Beaumont was much admired by the well-known colleagues who outlived him (Ray Bradbury, Harlan Ellison, Richard Matheson, Robert Bloch, Roger Corman), and his work is currently in the process of being rediscovered. Many of his stories have been re-released in the posthumous volumes Best of Beaumont (Bantam, 1982) and The Howling Man (Tom Doherty, 1992), and a set of previously unpublished tales, A Touch of the Creature (Subterranean Press, 1999) is now available. In 2004, Gauntlet Press released the first of two volumes collecting Beaumont's Twilight Zone scripts.
Illness and death
In 1963, when Beaumont was 34 and overwhelmed by numerous writing commitments, he began to suffer the effects of what has been called "a mysterious brain disease". He began to age rapidly. His speech slowed and his ability to concentrate diminished.
"He was rarely well," his friend and colleague William F. Nolan would later recall. "He was almost always thin, and with a headache. He used Bromo-Seltzer like most people use water. He had a big Bromo bottle with him all the time." The disease also affected his work. "He could barely sell stories, much less write. He would go unshaven to meetings with producers, which would end in disaster. [A script writer has] got to be able to think on your feet, which Chuck couldn't do anymore; and so the producers would just go, 'We're sorry, Mr. Beaumont, but we don't like the script.'"

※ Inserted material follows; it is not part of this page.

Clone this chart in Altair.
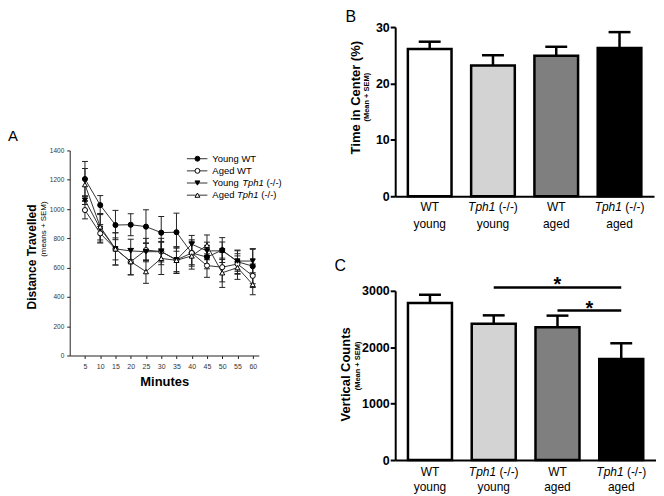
import altair as alt
import pandas as pd

FONT = "Liberation Sans"

# ---------------- Panel A data ----------------
minutes = [5, 10, 15, 20, 25, 30, 35, 40, 45, 50, 55, 60]
series_names = ["Young WT", "Aged WT", "Young Tph1 (-/-)", "Aged Tph1 (-/-)"]
young_wt_mean = [1205, 1027, 891, 893, 880, 839, 842, 700, 672, 720, 640, 610]
young_wt_sem = [120, 65, 100, 75, 115, 110, 130, 80, 80, 85, 80, 120]
aged_wt_mean = [993, 834, 728, 641, 720, 710, 653, 700, 614, 603, 625, 544]
aged_wt_sem = [60, 60, 110, 90, 80, 90, 80, 90, 80, 100, 70, 80]
young_tph1_mean = [1061, 868, 728, 714, 709, 709, 653, 760, 714, 715, 645, 645]
young_tph1_sem = [30, 100, 75, 80, 60, 70, 90, 60, 60, 60, 70, 80]
aged_tph1_mean = [1167, 879, 728, 641, 573, 663, 650, 680, 753, 565, 600, 485]
aged_tph1_sem = [110, 90, 110, 90, 80, 110, 90, 90, 70, 100, 80, 70]
distance_ticks = [0, 200, 400, 600, 800, 1000, 1200, 1400]

# ---------------- Panels B, C data ----------------
groups = ["WT young", "Tph1 (-/-) young", "WT aged", "Tph1 (-/-) aged"]
genotype = ["WT", "Tph1", "WT", "Tph1"]
genotype_suffix = ["", "(-/-)", "", "(-/-)"]
age = ["young", "young", "aged", "aged"]
time_center_mean = [26.1, 23.2, 24.9, 26.3]
time_center_sem = [1.3, 1.8, 1.6, 2.8]
time_ticks = [0, 10, 20, 30]
vertical_mean = [2785, 2415, 2355, 1790]
vertical_sem = [145, 150, 205, 280]
vertical_ticks = [0, 1000, 2000, 3000]
sig_from = ["Tph1 (-/-) young", "WT aged"]
sig_to = ["Tph1 (-/-) aged", "Tph1 (-/-) aged"]
sig_y = [3060, 2650]
sig_mark = ["*", "*"]

# ---------------- styles ----------------
shape_range = ["circle", "circle", "triangle-down", "triangle-up"]
fill_range = ["black", "white", "black", "white"]
bar_fills = ["#ffffff", "#d3d3d3", "#7f7f7f", "#000000"]
ink = "#222222"

ARIAL = {' ': 278, '(': 333, ')': 333, '-': 333, '/': 278, 'A': 667, 'W': 944, 'T': 611,
         'Y': 667, 'y': 500, '1': 556}


def tw(s, size):
    return sum(ARIAL.get(c, 556) for c in s) * size / 1000.0


one = pd.DataFrame({"k": [0]})


def txt(s, x, y, size, weight="normal", style="normal", angle=0, align="left",
        baseline="alphabetic", color="black"):
    return alt.Chart(pd.DataFrame({"t": [s]})).mark_text(
        font=FONT, fontSize=size, fontWeight=weight, fontStyle=style, angle=angle,
        align=align, baseline=baseline, color=color
    ).encode(x=alt.value(x), y=alt.value(y), text="t:N")


# ================= Panel A =================
WA, HA = 190, 206
means_list = [young_wt_mean, aged_wt_mean, young_tph1_mean, aged_tph1_mean]
sems_list = [young_wt_sem, aged_wt_sem, young_tph1_sem, aged_tph1_sem]
rows = []
for name, m, s, shp, fc in zip(series_names, means_list, sems_list, shape_range, fill_range):
    for t, mv, sv in zip(minutes, m, s):
        rows.append({"series": name, "minute": t, "mean": mv, "lo": mv - sv, "hi": mv + sv,
                     "shape": shp, "fillc": fc})
dfA = pd.DataFrame(rows)

sAx = alt.Scale(domain=[0, 62], nice=False, zero=False)
axAx = alt.Axis(values=minutes, title="Minutes", grid=False, domainColor=ink, tickColor=ink,
                tickSize=3, labelFontSize=7, labelColor="#333333", labelPadding=4,
                titleFontSize=13, titleFontWeight="bold", titlePadding=6, titleColor="black")
sAy = alt.Scale(domain=[0, 1400], nice=False)
axAy = alt.Axis(values=distance_ticks, format="d", title=None, grid=False, domainColor=ink,
                tickColor=ink, tickSize=3, labelFontSize=6.5, labelColor="#333333", labelPadding=3)
xA = alt.X("minute:Q", scale=sAx, axis=axAx)


def yA(f):
    return alt.Y(f, scale=sAy, axis=axAy)


baseA = alt.Chart(dfA)
linesA = baseA.mark_line(color="#333333", strokeWidth=1).encode(x=xA, y=yA("mean:Q"), detail="series:N")
errA = baseA.mark_rule(color=ink, strokeWidth=1).encode(x=xA, y=yA("lo:Q"), y2="hi:Q")
capLo = baseA.mark_tick(orient="horizontal", size=6, thickness=1, color=ink, opacity=1).encode(x=xA, y=yA("lo:Q"))
capHi = baseA.mark_tick(orient="horizontal", size=6, thickness=1, color=ink, opacity=1).encode(x=xA, y=yA("hi:Q"))
ptsA = baseA.mark_point(filled=True, size=26, stroke="black", strokeWidth=1, opacity=1).encode(
    x=xA, y=yA("mean:Q"),
    shape=alt.Shape("shape:N", scale=None),
    fill=alt.Fill("fillc:N", scale=None),
)

legend_layers = []
LEG_FS = 9.5
for i, name in enumerate(series_names):
    ly = 8.3 + i * 12.2
    legend_layers.append(alt.Chart(one).mark_rule(color="#333333", strokeWidth=1).encode(
        x=alt.value(117.7), x2=alt.value(138.3), y=alt.value(ly)))
    legend_layers.append(alt.Chart(one).mark_point(
        shape=shape_range[i], size=24, filled=True, fill=fill_range[i], stroke="black",
        strokeWidth=1, opacity=1).encode(x=alt.value(128.3), y=alt.value(ly)))
    tx = 143.3
    if "Tph1" in name:
        pre, post = name.split("Tph1")
        legend_layers.append(txt(pre.strip(), tx, ly, LEG_FS, baseline="middle"))
        tx += tw(pre, LEG_FS)
        legend_layers.append(txt("Tph1", tx, ly, LEG_FS, style="italic", baseline="middle"))
        tx += tw("Tph1 ", LEG_FS)
        legend_layers.append(txt(post.strip(), tx, ly, LEG_FS, baseline="middle"))
    else:
        legend_layers.append(txt(name, tx, ly, LEG_FS, baseline="middle"))

panelA = alt.layer(
    linesA, errA, capLo, capHi, ptsA, *legend_layers,
    txt("A", -62, -10, 15),
    txt("Distance Travelled", -38, 107, 12, weight="bold", angle=270, align="center", baseline="middle"),
    txt("(means + SEM)", -26, 79, 8, angle=270, align="center", baseline="middle"),
).properties(width=WA, height=HA)

spacer = alt.Chart(one).mark_point(opacity=0).encode(
    x=alt.value(0), y=alt.value(0)).properties(width=1, height=85)
colA = alt.vconcat(spacer, panelA, spacing=17)


# ================= Panels B and C =================
PI, PO = 0.31, 0.2


def bar_panel(means, sems, ticks, letter, letter_xy, title, title_xy, sub, sub_xy, W, H,
              l1y, l2y, sig=False):
    hi = [m + s for m, s in zip(means, sems)]
    df = pd.DataFrame({"group": groups, "mean": means, "hi": hi, "geno": genotype,
                       "suffix": genotype_suffix, "age": age, "fillc": bar_fills})
    sx = alt.Scale(domain=groups, paddingInner=PI, paddingOuter=PO)
    axx = alt.Axis(labels=False, ticks=False, title=None, grid=False, domainColor="black",
                   domainWidth=2)
    x = alt.X("group:N", scale=sx, axis=axx, sort=groups)
    sy = alt.Scale(domain=[ticks[0], ticks[-1]], nice=False)
    axy = alt.Axis(values=ticks, format="d", title=None, grid=False, domainColor="black",
                   domainWidth=2, tickColor="black", tickWidth=2, tickSize=5, labelFontSize=12.5,
                   labelFontWeight="bold", labelColor="black", labelPadding=1)

    def y(f):
        return alt.Y(f, scale=sy, axis=axy)

    base = alt.Chart(df)
    bars = base.mark_bar(stroke="black", strokeWidth=2.5).encode(
        x=x, y=y("mean:Q"), fill=alt.Fill("fillc:N", scale=None))
    err = base.mark_rule(color="black", strokeWidth=2.5).encode(x=x, y=y("mean:Q"), y2="hi:Q")
    cap = base.mark_tick(orient="horizontal", size=22, thickness=2.5, color="black",
                         opacity=1).encode(x=x, y=y("hi:Q"))
    wt = df[df.geno == "WT"]
    tp = df[df.geno == "Tph1"]
    FS = 12
    total = tw("Tph1 (-/-)", FS)
    d_it = -total / 2 + tw("Tph1", FS)
    d_suf = d_it + tw(" ", FS)
    l1a = alt.Chart(wt).mark_text(font=FONT, fontSize=FS, baseline="middle", align="center").encode(
        x=x, y=alt.value(H + l1y), text="geno:N")
    l1b = alt.Chart(tp).mark_text(font=FONT, fontSize=FS, fontStyle="italic", baseline="middle",
                                  align="right", dx=d_it).encode(x=x, y=alt.value(H + l1y), text="geno:N")
    l1c = alt.Chart(tp).mark_text(font=FONT, fontSize=FS, baseline="middle", align="left",
                                  dx=d_suf).encode(x=x, y=alt.value(H + l1y), text="suffix:N")
    l2 = base.mark_text(font=FONT, fontSize=FS, baseline="middle", align="center").encode(
        x=x, y=alt.value(H + l2y), text="age:N")
    layers = [bars, err, cap, l1a, l1b, l1c, l2,
              txt(letter, letter_xy[0], letter_xy[1], 16),
              txt(title, title_xy[0], title_xy[1], 13, weight="bold", angle=270, align="center",
                  baseline="middle"),
              txt(sub, sub_xy[0], sub_xy[1], 7.5, weight="bold", angle=270, align="center",
                  baseline="middle")]
    if sig:
        dfs = pd.DataFrame({"from": sig_from, "to": sig_to, "y": sig_y, "s": sig_mark})
        layers.append(alt.Chart(dfs).mark_rule(color="black", strokeWidth=2.5).encode(
            x=alt.X("from:N", scale=sx, axis=axx, sort=groups), x2="to:N", y=y("y:Q")))
        step = W / (len(groups) - PI + 2 * PO)
        for i in range(len(sig_from)):
            span = groups.index(sig_to[i]) - groups.index(sig_from[i])
            layers.append(alt.Chart(dfs.iloc[[i]]).mark_text(
                font=FONT, fontSize=20, fontWeight="bold", align="center", baseline="alphabetic",
                dx=-span * step / 2, dy=4).encode(
                x=alt.X("to:N", scale=sx, axis=axx, sort=groups), y=y("y:Q"), text="s:N"))
    return alt.layer(*layers).properties(width=W, height=H)


panelB = bar_panel(time_center_mean, time_center_sem, time_ticks, "B", (-50, -5),
                   "Time in Center (%)", (-39, 71), "(Mean + SEM)", (-28.5, 70.5),
                   260, 170, 11, 28)
panelC = bar_panel(vertical_mean, vertical_sem, vertical_ticks, "C", (-61, -20),
                   "Vertical Counts", (-49, 84), "(Mean + SEM)", (-37, 75.5),
                   262, 170, 12, 27, sig=True)
colBC = alt.vconcat(panelB, panelC, spacing=28)

chart = alt.hconcat(colA, colBC, spacing=53).properties(
    padding={"left": 0, "top": 0, "right": 0, "bottom": 0}
).configure_view(stroke=None).configure_axis(labelFont=FONT, titleFont=FONT).configure_text(font=FONT)

chart.save("out.html", embed_options={"renderer": "svg", "actions": False})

The condition might have been related to the spinal meningitis he suffered as a child. His friend and early agent Forrest J Ackerman has asserted an alternative, that Beaumont suffered simultaneously from Alzheimer's disease and Pick's disease. This claim was supported by the UCLA Medical Staff, who subjected Beaumont to a battery of tests in the mid-1960s that indicated that it might be either Alzheimer's or Pick's. Nolan recalls that the UCLA doctors sent Beaumont home: "There's absolutely no treatment for this disease. It's permanent and it's terminal. He'll probably live from six months to three years with it. He'll decline and get to where he can't stand up. He won't feel any pain. In fact, he won't even know this is happening." Nolan summed up what happened: "Like his character 'Walter Jameson,' Chuck just dusted away."
Several fellow writers, including Nolan and friend Jerry Sohl, began ghostwriting for Beaumont during 1963/64, so that he could meet his many writing obligations. Privately, he insisted on splitting these fees. By 1965, however, Beaumont was too ill to even create or sell story ideas. His last on-screen writing credit was for the 1965 film Mister Moses, officially a screenplay written with (but more likely written by) Monja Danischewsky.
Charles Beaumont died in Woodland Hills, California at the age of 38. His son Christopher later said that "he looked ninety-five and was, in fact, ninety-five by every calendar except the one on your watch." Beaumont's last residence was in nearby Valley Village, California. He was survived by his wife Helen, two sons and two daughters. One son died in 2001 of colon cancer. The other, Christopher, is a writer.